- Born: October 27, 1928 New York City, U.S.
- Died: September 1, 2021 (aged 92) Los Angeles, California
- Genres: R&B, Soul, Pop, Jazz
- Occupation(s): Songwriter, producer, musician
- Instrument: Trumpet
- Years active: 1968–2021
- Labels: RCA Records
- Formerly of: Brothers and Sisters; The Children of Howard Hughes; The Hues Corporation; The Yankee Wailers;

= Waldo Holmes =

American musician and songwriter (1928–2021)

Waldo T. "Wally" Holmes (October 27, 1928 – September 1, 2021) was an American musician and songwriter. He was the writer of the hit song "Rock The Boat" that was originally a hit for The Hues Corporation. His composition "I Got Caught Dancing Again" appears on the album Falling in Love by Rachelle Ann Go.

==Background==
In 1968, Holmes was a trumpeter and songwriter residing in Los Angeles. A friend of his that he surfed with was St. Clair Lee who he would later work with in the music business. At that time Holmes was a school teacher.

==Music career==
Holmes formed a soul pop group in 1968 called Brothers and Sisters that featured his friend Lee as lead singer. He planned to book them in Las Vegas clubs with an eight piece backing group. The group would break up due to a wrong combination of singers. On Lee's suggestion they formed another group. In 1969, a trio called Children of Howard Hughes was formed and they played the Circus Circus in Vegas. Later they became The Hues Corporation.

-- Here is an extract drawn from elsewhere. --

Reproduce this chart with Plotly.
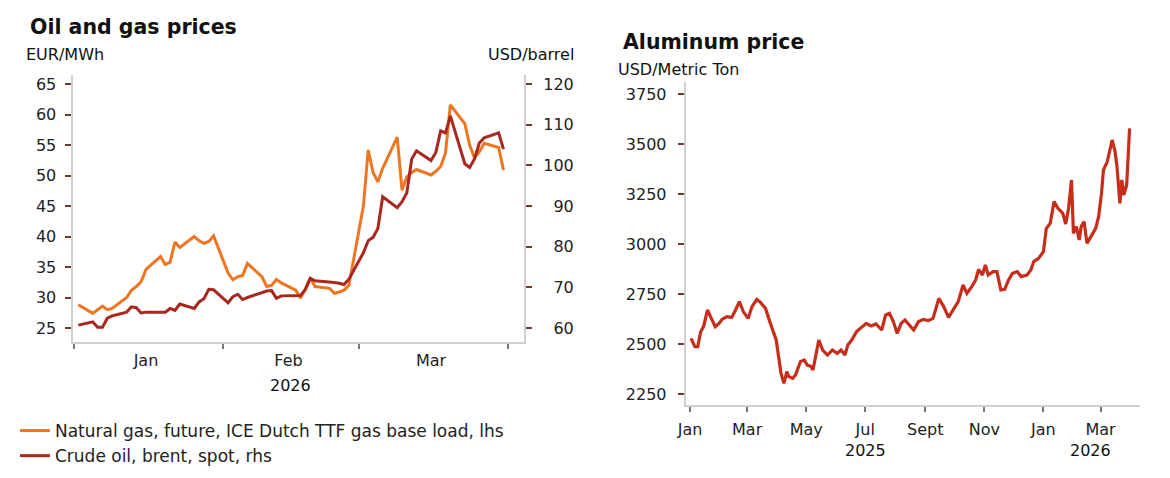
import pandas as pd
import plotly.graph_objects as go

# ------------------------------------------------------------------
# data – left panel: oil & gas (business days Jan 2 - Mar 31 2026)
# ------------------------------------------------------------------
oil_gas_dates = pd.bdate_range("2026-01-02", "2026-03-31")

gas_ttf = [
    # Jan
    28.8, 27.4, 28.0, 28.6, 28.0, 28.2, 30.0, 31.2, 31.8, 32.6, 34.6,
    36.7, 35.4, 35.8, 39.1, 38.2, 40.0, 39.3, 38.9, 39.2, 40.1,
    # Feb
    34.0, 32.9, 33.4, 33.6, 35.6, 33.4, 31.8, 32.0, 33.0, 32.4,
    31.2, 29.9, 31.4, 33.2, 31.8, 31.5, 30.7, 30.9, 31.2, 32.0,
    # Mar
    45.0, 54.2, 50.5, 49.0, 51.2, 56.3, 47.6, 49.8, 50.5, 51.0, 50.1,
    50.7, 51.5, 53.7, 61.6, 58.5, 55.0, 52.9, 53.9, 55.3, 54.6, 50.9,
]

brent = [
    # Jan
    60.7, 61.5, 60.2, 60.2, 62.4, 63.0, 63.9, 65.2, 65.0, 63.7, 63.9,
    63.9, 63.9, 64.8, 64.3, 65.9, 64.8, 66.4, 67.2, 69.5, 69.4,
    # Feb
    66.2, 67.7, 68.3, 67.0, 67.5, 68.8, 69.1, 69.2, 67.3, 67.9,
    68.1, 68.0, 69.5, 72.2, 71.6, 71.4, 71.2, 71.0, 70.7, 72.0,
    # Mar
    78.5, 81.5, 82.3, 84.5, 92.3, 89.6, 91.1, 93.3, 101.6, 103.6, 101.2,
    103.2, 108.5, 108.0, 112.2, 100.4, 99.5, 101.6, 105.5, 106.8, 108.0, 104.0,
]

# ------------------------------------------------------------------
# data – right panel: aluminum (USD/t)
# ------------------------------------------------------------------
alu_dates = [
    "2025-01-02", "2025-01-06", "2025-01-09", "2025-01-12", "2025-01-15",
    "2025-01-19", "2025-01-23", "2025-01-27", "2025-01-31", "2025-02-03",
    "2025-02-08", "2025-02-13", "2025-02-17", "2025-02-21", "2025-02-25",
    "2025-03-02", "2025-03-06", "2025-03-11", "2025-03-15", "2025-03-20",
    "2025-03-25", "2025-03-31", "2025-04-05", "2025-04-08", "2025-04-11",
    "2025-04-13", "2025-04-17", "2025-04-20", "2025-04-25", "2025-04-29",
    "2025-05-02", "2025-05-06", "2025-05-08", "2025-05-14", "2025-05-18",
    "2025-05-23", "2025-05-28", "2025-06-02", "2025-06-06", "2025-06-10",
    "2025-06-13", "2025-06-17", "2025-06-22", "2025-06-26", "2025-07-02",
    "2025-07-07", "2025-07-12", "2025-07-18", "2025-07-22", "2025-07-26",
    "2025-07-30", "2025-08-03", "2025-08-07", "2025-08-11", "2025-08-15",
    "2025-08-20", "2025-08-25", "2025-08-30", "2025-09-04", "2025-09-09",
    "2025-09-15", "2025-09-20", "2025-09-25", "2025-09-30", "2025-10-05",
    "2025-10-10", "2025-10-14", "2025-10-19", "2025-10-23", "2025-10-26",
    "2025-10-30", "2025-11-02", "2025-11-05", "2025-11-10", "2025-11-14",
    "2025-11-18", "2025-11-22", "2025-11-26", "2025-11-30", "2025-12-05",
    "2025-12-09", "2025-12-15", "2025-12-19", "2025-12-22", "2025-12-27",
    "2026-01-01", "2026-01-04", "2026-01-08", "2026-01-12", "2026-01-16",
    "2026-01-21", "2026-01-24", "2026-01-27", "2026-01-30", "2026-02-01",
    "2026-02-04", "2026-02-07", "2026-02-09", "2026-02-12", "2026-02-15",
    "2026-02-19", "2026-02-24", "2026-02-27", "2026-03-02", "2026-03-04",
    "2026-03-08", "2026-03-13", "2026-03-16", "2026-03-18", "2026-03-21",
    "2026-03-23", "2026-03-25", "2026-03-28", "2026-03-31",
]
alu_price = [
    2528, 2487, 2487, 2561, 2587, 2670, 2628, 2587, 2603, 2623,
    2637, 2633, 2670, 2712, 2662, 2628, 2687, 2723, 2707, 2678,
    2603, 2520, 2353, 2303, 2362, 2337, 2328, 2345, 2412, 2420,
    2395, 2387, 2370, 2520, 2470, 2445, 2470, 2453, 2470, 2445,
    2495, 2520, 2562, 2578, 2603, 2590, 2600, 2570, 2645, 2653,
    2612, 2553, 2603, 2620, 2595, 2570, 2612, 2623, 2617, 2628,
    2728, 2687, 2633, 2670, 2712, 2795, 2753, 2787, 2820, 2873,
    2845, 2895, 2845, 2862, 2862, 2770, 2773, 2820, 2853, 2862,
    2837, 2845, 2870, 2912, 2928, 2962, 3078, 3103, 3212, 3178,
    3153, 3100, 3178, 3320, 3053, 3087, 3020, 3087, 3112, 3003,
    3037, 3078, 3137, 3253, 3370, 3412, 3520, 3462, 3387, 3203,
    3320, 3245, 3295, 3578,
]

# tick labels
left_ticks_lhs = [25, 30, 35, 40, 45, 50, 55, 60, 65]
left_ticks_rhs = [60, 70, 80, 90, 100, 110, 120]
left_month_starts = ["2026-01-01", "2026-02-01", "2026-03-01", "2026-04-01"]
left_month_mids = ["2026-01-16", "2026-02-14 12:00", "2026-03-16"]
left_month_labels = ["Jan", "Feb", "Mar"]

alu_ticks_y = [2250, 2500, 2750, 3000, 3250, 3500, 3750]
alu_ticks_x = ["2025-01-01", "2025-03-01", "2025-05-01", "2025-07-01",
               "2025-09-01", "2025-11-01", "2026-01-01", "2026-03-01"]
alu_ticks_x_labels = ["Jan", "Mar", "May", "Jul", "Sept", "Nov", "Jan", "Mar"]

# ------------------------------------------------------------------
# styles
# ------------------------------------------------------------------
W, H = 1170, 478
FONT = "DejaVu Sans"
TXT = "#222222"
AXLINE = "#cfcfcf"
TICKC = "#6e3a30"
GAS_C = "#ee7623"
OIL_C = "#a9281e"
ALU_C = "#c62d1a"


def px(x):
    return x / W


def py(y):
    return 1 - y / H


fig = go.Figure()

fig.add_trace(go.Scatter(
    x=oil_gas_dates, y=gas_ttf, mode="lines", xaxis="x", yaxis="y",
    line=dict(color=GAS_C, width=3),
    name="Natural gas, future, ICE Dutch TTF gas base load, lhs",
))
fig.add_trace(go.Scatter(
    x=oil_gas_dates, y=brent, mode="lines", xaxis="x", yaxis="y2",
    line=dict(color=OIL_C, width=3),
    name="Crude oil, brent, spot, rhs",
))
fig.add_trace(go.Scatter(
    x=alu_dates, y=alu_price, mode="lines", xaxis="x2", yaxis="y3",
    line=dict(color=ALU_C, width=3.2),
    name="Aluminum", showlegend=False,
))

tickfont = dict(family=FONT, size=16, color=TXT)

fig.update_layout(
    width=W, height=H, autosize=False,
    margin=dict(l=0, r=0, t=0, b=0),
    paper_bgcolor="white", plot_bgcolor="white",
    font=dict(family=FONT, size=16, color=TXT),
    # ---- left panel
    xaxis=dict(
        domain=[px(64), px(519)], anchor="y", type="date",
        range=["2025-12-31 19:00", "2026-04-04 06:00"],
        tickmode="array", tickvals=left_month_mids, ticktext=left_month_labels,
        ticks="", showgrid=False, zeroline=False,
        showline=True, linecolor=AXLINE, linewidth=2,
        tickfont=tickfont, ticklabelstandoff=3,
        minor=dict(tickmode="array", tickvals=left_month_starts,
                   ticks="outside", ticklen=5, tickwidth=1.5,
                   tickcolor="#777777", showgrid=False),
    ),
    yaxis=dict(
        domain=[py(342), py(75)], anchor="x",
        range=[22.7, 66.5], tickvals=left_ticks_lhs,
        ticks="outside", ticklen=6, tickwidth=1.5, tickcolor=TICKC,
        showline=True, linecolor=AXLINE, linewidth=2,
        showgrid=False, zeroline=False, tickfont=tickfont,
        ticklabelstandoff=5,
    ),
    yaxis2=dict(
        overlaying="y", side="right", anchor="x",
        range=[56.55, 122.25], tickvals=left_ticks_rhs,
        ticktext=[("\u2007" + str(v)) if v < 100 else str(v) for v in left_ticks_rhs],
        ticks="outside", ticklen=6, tickwidth=1.5, tickcolor=TICKC,
        showline=True, linecolor=AXLINE, linewidth=2,
        showgrid=False, zeroline=False, tickfont=tickfont,
        ticklabelstandoff=8,
    ),
    # ---- right panel
    xaxis2=dict(
        domain=[px(682), px(1140)], anchor="y3", type="date",
        range=["2024-12-27 14:00", "2026-04-11"],
        tickmode="array", tickvals=alu_ticks_x, ticktext=alu_ticks_x_labels,
        ticks="outside", ticklen=5, tickwidth=1.5, tickcolor="#777777",
        showline=True, linecolor=AXLINE, linewidth=2,
        showgrid=False, zeroline=False, tickfont=tickfont,
        ticklabelstandoff=4,
    ),
    yaxis3=dict(
        domain=[py(405), py(82)], anchor="x2",
        range=[2195, 3810], tickvals=alu_ticks_y,
        ticks="outside", ticklen=6, tickwidth=1.5, tickcolor=TICKC,
        showline=True, linecolor=AXLINE, linewidth=2,
        showgrid=False, zeroline=False, tickfont=tickfont,
        ticklabelstandoff=8,
    ),
    legend=dict(
        x=px(6), y=py(413), xanchor="left", yanchor="top",
        font=dict(family=FONT, size=17, color=TXT),
        itemwidth=30, bgcolor="rgba(0,0,0,0)", tracegroupgap=0,
    ),
    showlegend=True,
)

# titles, units and year labels
texts = [
    dict(text="<b>Oil and gas prices</b>", x=px(19), y=py(27), xanchor="left", size=20.5),
    dict(text="EUR/MWh", x=px(15), y=py(54), xanchor="left", size=16),
    dict(text="USD/barrel", x=px(571), y=py(54), xanchor="right", size=16),
    dict(text="<b>Aluminum price</b>", x=px(617), y=py(42), xanchor="left", size=20.5),
    dict(text="USD/Metric Ton", x=px(612), y=py(69), xanchor="left", size=16),
    dict(text="2026", x=px(284), y=py(385), xanchor="center", size=16),
    dict(text="2025", x=px(863), y=py(450), xanchor="center", size=16),
    dict(text="2026", x=px(1090), y=py(450), xanchor="center", size=16),
]
for t in texts:
    fig.add_annotation(
        text=t["text"], x=t["x"], y=t["y"], xref="paper", yref="paper",
        xanchor=t["xanchor"], yanchor="middle", showarrow=False,
        font=dict(family=FONT, size=t["size"], color="#111111"),
    )

fig.write_html(
    "out.html",
    config={"displayModeBar": False},
    post_script="document.body.style.margin='0';document.body.style.overflow='hidden';",
)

Holmes wrote their biggest hit "Rock The Boat" and then another song "I Caught Your Act".

It was reported in the February 1975 edition of Billboard magazine that he was signed to Famous Music and even though he was going to be involved in other assignments for Famous Music, he was going to retain his position as executive producer and writer for The Hues Corporation.

===Compositions (selective)===

- "Hold The High Ground", "Lookin' Around" appears on The Inrhodes - (single) - "Hold The High Ground" / "Lookin' Around" - Dunhill D-4055 (1966)
"Lookin' Around" co-written with Marjorie Brooks
- "Try And Stop Me" appears on The Inrhodes - (single) - "Try And Stop Me" / "Lookin' Around" - RCA Victor D-4078 (1967)
- "Boy Meets Girl" appears on Chico Holiday - (single) – "Now I Taste The Tears" / "Boy Meets Girl" - Shamley – S 44018 (1969)
- "Hello, Hello, Hello" appears on Misty Moore - (single) - "Hello, Hello, Hello" / "Wherefore And Why" - Pzazz 036 (1969)
- "Off My Cloud" appears on The Hues Corporation - (single)- "Freedom For The Stallion" / "Off My Cloud" - RCA Victor – 74-0900 (1973)
- "Rock The Boat" appears on The Hues Corporation - (single) - "Rock The Boat" / "All Goin' Down Together" - RCA Victor – APBO-0232 (1974)
- "I Caught Your Act", "Natural Find" appears on The Hues Corporation - (single) - "I Caught Your Act" / "Natural Find" - Warner Bros. / Curb WBS 8334 (1977)

==Later years==
Holmes was the director of the Sweet and Hot Music Festival in 2008 and the 2011 event that was held at the Los Angeles Airport Marriott Hotel.

He was the leader of the traditional jazz group Yankee Wailers from Santa Monica that have played together in venues during 1988 and 2014. and singer-songwriter Ruby Fradkin. The Yankee Wailers play every year at the Sweet & Hot Music Festival.

One of the furthest reaches his song "Rock The Boat" has made has been on the Australian series, Playschool, in a program theme about water.

Holmes died in Los Angeles, California on September 1, 2021, at the age of 92.